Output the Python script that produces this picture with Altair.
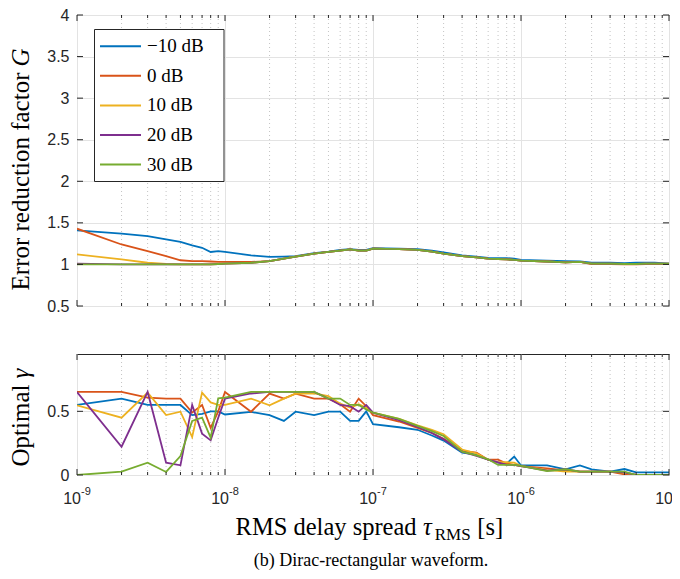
import altair as alt
import pandas as pd

# ---------------- data ----------------
tau = [1e-9, 2e-9, 3e-9, 4e-9, 5e-9, 6e-9, 7e-9, 8e-9, 9e-9,
       1e-8, 1.5e-8, 2e-8, 2.5e-8, 3e-8, 4e-8, 5e-8, 6e-8, 7e-8, 8e-8, 9e-8,
       1e-7, 1.5e-7, 2e-7, 2.5e-7, 3e-7, 4e-7, 5e-7, 6e-7, 7e-7, 8e-7, 9e-7,
       1e-6, 1.5e-6, 2e-6, 2.5e-6, 3e-6, 4e-6, 5e-6, 6e-6, 7e-6, 8e-6, 9e-6,
       1e-5]

series_names = ["\u221210 dB", "0 dB", "10 dB", "20 dB", "30 dB"]
series_colors = ["#0072BD", "#D95319", "#EDB120", "#7E2F8E", "#77AC30"]

G_m10 = [1.41, 1.37, 1.34, 1.30, 1.27, 1.23, 1.20, 1.15, 1.16,
         1.15, 1.11, 1.09, 1.095, 1.10, 1.135, 1.155, 1.175, 1.185, 1.175, 1.175,
         1.195, 1.19, 1.185, 1.165, 1.145, 1.11, 1.095, 1.08, 1.075, 1.075, 1.07,
         1.055, 1.045, 1.04, 1.035, 1.02, 1.02, 1.015, 1.02, 1.02, 1.02, 1.015,
         1.01]
G_0 = [1.43, 1.24, 1.16, 1.10, 1.05, 1.04, 1.04, 1.035, 1.03,
       1.03, 1.03, 1.04, 1.07, 1.095, 1.13, 1.15, 1.165, 1.18, 1.165, 1.165,
       1.19, 1.185, 1.175, 1.155, 1.13, 1.10, 1.085, 1.07, 1.065, 1.06, 1.055,
       1.045, 1.035, 1.025, 1.03, 1.005, 1.005, 1.0, 1.0, 1.005, 1.005, 1.005,
       1.005]
G_10 = [1.12, 1.06, 1.02, 1.005, 1.0, 1.0, 1.0, 1.0, 1.005,
        1.01, 1.02, 1.04, 1.07, 1.095, 1.13, 1.15, 1.165, 1.18, 1.165, 1.165,
        1.19, 1.185, 1.175, 1.155, 1.13, 1.10, 1.085, 1.07, 1.065, 1.06, 1.055,
        1.045, 1.035, 1.025, 1.03, 1.01, 1.01, 1.005, 1.005, 1.01, 1.01, 1.01,
        1.01]
G_20 = [1.01, 1.0, 1.0, 1.0, 1.0, 1.0, 1.0, 1.0, 1.005,
        1.01, 1.02, 1.04, 1.07, 1.095, 1.13, 1.15, 1.165, 1.18, 1.165, 1.165,
        1.19, 1.185, 1.175, 1.155, 1.13, 1.10, 1.085, 1.07, 1.065, 1.06, 1.055,
        1.045, 1.035, 1.025, 1.03, 1.01, 1.01, 1.005, 1.005, 1.01, 1.01, 1.01,
        1.01]
G_30 = [1.0, 1.0, 1.0, 1.0, 1.0, 1.0, 1.0, 1.0, 1.005,
        1.01, 1.02, 1.04, 1.07, 1.095, 1.13, 1.15, 1.165, 1.18, 1.165, 1.165,
        1.19, 1.185, 1.175, 1.155, 1.13, 1.10, 1.085, 1.07, 1.065, 1.06, 1.055,
        1.045, 1.035, 1.025, 1.03, 1.01, 1.01, 1.005, 1.005, 1.01, 1.01, 1.01,
        1.01]

gamma_m10 = [0.55, 0.60, 0.55, 0.55, 0.55, 0.47, 0.48, 0.50, 0.50,
             0.475, 0.495, 0.47, 0.425, 0.497, 0.47, 0.497, 0.497, 0.425, 0.425, 0.50,
             0.40, 0.375, 0.355, 0.31, 0.27, 0.175, 0.16, 0.12, 0.097, 0.09, 0.145,
             0.075, 0.075, 0.045, 0.075, 0.045, 0.026, 0.047, 0.02, 0.02, 0.02, 0.02,
             0.02]
gamma_0 = [0.652, 0.652, 0.607, 0.60, 0.60, 0.49, 0.55, 0.37, 0.50,
           0.652, 0.497, 0.639, 0.60, 0.639, 0.60, 0.60, 0.555, 0.497, 0.60, 0.54,
           0.47, 0.42, 0.37, 0.33, 0.285, 0.19, 0.175, 0.12, 0.12, 0.09, 0.08,
           0.07, 0.052, 0.037, 0.026, 0.026, 0.026, 0.005, 0.0, 0.0, 0.0, 0.0,
           0.0]
gamma_10 = [0.547, 0.45, 0.647, 0.471, 0.497, 0.298, 0.647, 0.57, 0.55,
            0.55, 0.60, 0.547, 0.60, 0.639, 0.64, 0.62, 0.56, 0.53, 0.555, 0.53,
            0.49, 0.44, 0.39, 0.355, 0.32, 0.20, 0.17, 0.12, 0.10, 0.10, 0.097,
            0.07, 0.04, 0.026, 0.026, 0.026, 0.026, 0.018, 0.0, 0.0, 0.0, 0.0,
            0.0]
gamma_20 = [0.652, 0.222, 0.652, 0.097, 0.076, 0.55, 0.325, 0.272, 0.45,
            0.60, 0.64, 0.652, 0.652, 0.652, 0.652, 0.60, 0.55, 0.54, 0.497, 0.55,
            0.49, 0.43, 0.377, 0.33, 0.28, 0.183, 0.15, 0.12, 0.10, 0.08, 0.079,
            0.07, 0.035, 0.045, 0.026, 0.026, 0.026, 0.02, 0.0, 0.0, 0.0, 0.0,
            0.0]
gamma_30 = [0.0, 0.026, 0.097, 0.024, 0.149, 0.424, 0.45, 0.293, 0.602,
            0.607, 0.652, 0.652, 0.652, 0.652, 0.652, 0.60, 0.60, 0.55, 0.55, 0.515,
            0.49, 0.44, 0.385, 0.345, 0.306, 0.183, 0.154, 0.123, 0.079, 0.079, 0.079,
            0.071, 0.031, 0.045, 0.026, 0.026, 0.026, 0.026, 0.0, 0.0, 0.0, 0.0,
            0.0]

x_major = [1e-9, 1e-8, 1e-7, 1e-6, 1e-5]
x_exp = ["-9", "-8", "-7", "-6", "-5"]
x_minor = [2e-9, 3e-9, 4e-9, 5e-9, 6e-9, 7e-9, 8e-9, 9e-9,
           2e-8, 3e-8, 4e-8, 5e-8, 6e-8, 7e-8, 8e-8, 9e-8,
           2e-7, 3e-7, 4e-7, 5e-7, 6e-7, 7e-7, 8e-7, 9e-7,
           2e-6, 3e-6, 4e-6, 5e-6, 6e-6, 7e-6, 8e-6, 9e-6]
G_ticks = [0.5, 1, 1.5, 2, 2.5, 3, 3.5, 4]
gamma_ticks = [0, 0.5]

# ---------------- tables ----------------
G_all = [G_m10, G_0, G_10, G_20, G_30]
gamma_all = [gamma_m10, gamma_0, gamma_10, gamma_20, gamma_30]
rows = []
for name, gs, gms in zip(series_names, G_all, gamma_all):
    for t, g, gm in zip(tau, gs, gms):
        rows.append({"tau": t, "G": g, "gamma": gm, "series": name})
df = pd.DataFrame(rows)
df_major = pd.DataFrame({"tau": x_major, "base": ["10"] * len(x_major), "exp": x_exp})
df_minor = pd.DataFrame({"tau": x_minor})
df_Gt = pd.DataFrame({"G": G_ticks})
df_gt = pd.DataFrame({"gamma": gamma_ticks})
df_one = pd.DataFrame({"k": [0]})

# ---------------- style ----------------
W, H1, H2 = 592, 291, 121
AX = "#262626"
GRID = "#e3e3e3"
MINOR = "#c4c4c4"
SANS = "Liberation Sans"
SERIF = "Liberation Serif"
TFS = 25  # title font size

xscale = alt.Scale(type="log", domain=[1e-9, 1e-5], nice=False)
x_axis = alt.Axis(values=x_major, grid=True, gridColor=GRID, labels=False,
                  ticks=False, domain=False, title=None)
X = alt.X("tau:Q", scale=xscale, axis=x_axis)

cscale = alt.Scale(domain=series_names, range=series_colors)


def y_enc(field, domain, ticks):
    return alt.Y(f"{field}:Q", scale=alt.Scale(domain=domain, nice=False, zero=False),
                 axis=alt.Axis(values=ticks, format="~g", grid=True, gridColor=GRID,
                               ticks=False, domain=False, labelFont=SANS, labelFontSize=16,
                               labelColor=AX, labelPadding=8, labelFlush=False,
                               labelOverlap=False, title=None))


def frame_layers(H, Y, df_yt):
    minor_grid = alt.Chart(df_minor).mark_rule(strokeDash=[1, 3], color=MINOR, strokeWidth=1).encode(
        x=X, y=alt.value(0), y2=alt.value(H))
    bt_major = alt.Chart(df_major).mark_rule(color=AX, strokeWidth=1).encode(
        x=X, y=alt.value(H), y2=alt.value(H - 6))
    bt_minor = alt.Chart(df_minor).mark_rule(color=AX, strokeWidth=1).encode(
        x=X, y=alt.value(H), y2=alt.value(H - 3))
    tp_major = alt.Chart(df_major).mark_rule(color=AX, strokeWidth=1).encode(
        x=X, y=alt.value(0), y2=alt.value(6))
    tp_minor = alt.Chart(df_minor).mark_rule(color=AX, strokeWidth=1).encode(
        x=X, y=alt.value(0), y2=alt.value(3))
    lf = alt.Chart(df_yt).mark_rule(color=AX, strokeWidth=1).encode(
        y=Y, x=alt.value(0), x2=alt.value(6))
    rt = alt.Chart(df_yt).mark_rule(color=AX, strokeWidth=1).encode(
        y=Y, x=alt.value(W), x2=alt.value(W - 6))
    return minor_grid, [bt_major, bt_minor, tp_major, tp_minor, lf, rt]


def text_piece(txt, x, y, size, align="left", angle=0, style="normal", baseline="alphabetic"):
    return alt.Chart(df_one).mark_text(font=SERIF, fontSize=size, align=align, angle=angle,
                                       fontStyle=style, baseline=baseline, color="black").encode(
        x=alt.value(x), y=alt.value(y), text=alt.value(txt))


# ---------------- legend (box, line samples, labels) ----------------
legend_layers = [alt.Chart(df_one).mark_rect(fill="white", stroke=AX, strokeWidth=1).encode(
    x=alt.value(17.5), x2=alt.value(147), y=alt.value(14.5), y2=alt.value(166.5))]
for i, (name, col) in enumerate(zip(series_names, series_colors)):
    yy = 31.2 + 29.6 * i
    legend_layers.append(alt.Chart(df_one).mark_rule(color=col, strokeWidth=2).encode(
        x=alt.value(23), x2=alt.value(64), y=alt.value(yy)))
    legend_layers.append(text_piece(name, 70, yy, 19, baseline="middle"))

# ---------------- top panel ----------------
Y1 = y_enc("G", [0.5, 4], G_ticks)
mg1, ticks1 = frame_layers(H1, Y1, df_Gt)
lines1 = alt.Chart(df).mark_line(strokeWidth=1.8, clip=True).encode(
    x=X, y=Y1, color=alt.Color("series:N", scale=cscale, sort=series_names, legend=None))
yt1a = text_piece("Error reduction factor", -56, 57.5, TFS, align="right", angle=270, baseline="middle")
yt1b = text_piece("G", -56, 51.5, TFS, align="left", angle=270, style="italic", baseline="middle")
top = alt.layer(mg1, lines1, *ticks1, *legend_layers, yt1a, yt1b).properties(width=W, height=H1)

# ---------------- bottom panel ----------------
Y2 = y_enc("gamma", [0, 0.95], gamma_ticks)
mg2, ticks2 = frame_layers(H2, Y2, df_gt)
lines2 = alt.Chart(df).mark_line(strokeWidth=1.8, clip=True).encode(
    x=X, y=Y2, color=alt.Color("series:N", scale=cscale, sort=series_names, legend=None))
lab_base = alt.Chart(df_major).mark_text(font=SANS, fontSize=16, align="right", dx=4,
                                         baseline="alphabetic", color=AX).encode(
    x=X, y=alt.value(H2 + 29), text="base:N")
lab_exp = alt.Chart(df_major).mark_text(font=SANS, fontSize=11, align="left", dx=4,
                                        baseline="alphabetic", color=AX).encode(
    x=X, y=alt.value(H2 + 20), text="exp:N")
xt_a = text_piece("RMS delay spread", 339.6, H2 + 60, 24.5, align="right")
xt_b = text_piece("\u03c4", 346, H2 + 60, 24.5, style="italic")
xt_c = text_piece("RMS", 357.7, H2 + 65, 17)
xt_d = text_piece("[s]", 400.3, H2 + 60, 24.5)
cap = text_piece("(b) Dirac-rectangular waveform.", 294, H2 + 91, 18, align="center")
yt2a = text_piece("Optimal", -56, 30.5, TFS, align="right", angle=270, baseline="middle")
yt2b = text_piece("\u03b3", -56, 24.5, TFS, align="left", angle=270, style="italic", baseline="middle")
bottom = alt.layer(mg2, lines2, *ticks2, lab_base, lab_exp, xt_a, xt_b, xt_c, xt_d, cap,
                   yt2a, yt2b).properties(width=W, height=H2)

chart = alt.vconcat(top, bottom, spacing=38).configure_view(
    stroke=AX, strokeWidth=1).properties(
    padding={"left": 0, "top": -2, "right": -12, "bottom": 0}, background="white")

chart.save("out.html", embed_options={"renderer": "svg", "actions": False})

**Task brief**
Your task is to return the lines above, from the first one up to and including the line containing "import pandas as pd", minus any pictures.

**Response to this task**
Output the Python script that produces this picture with Altair.
import altair as alt
import pandas as pd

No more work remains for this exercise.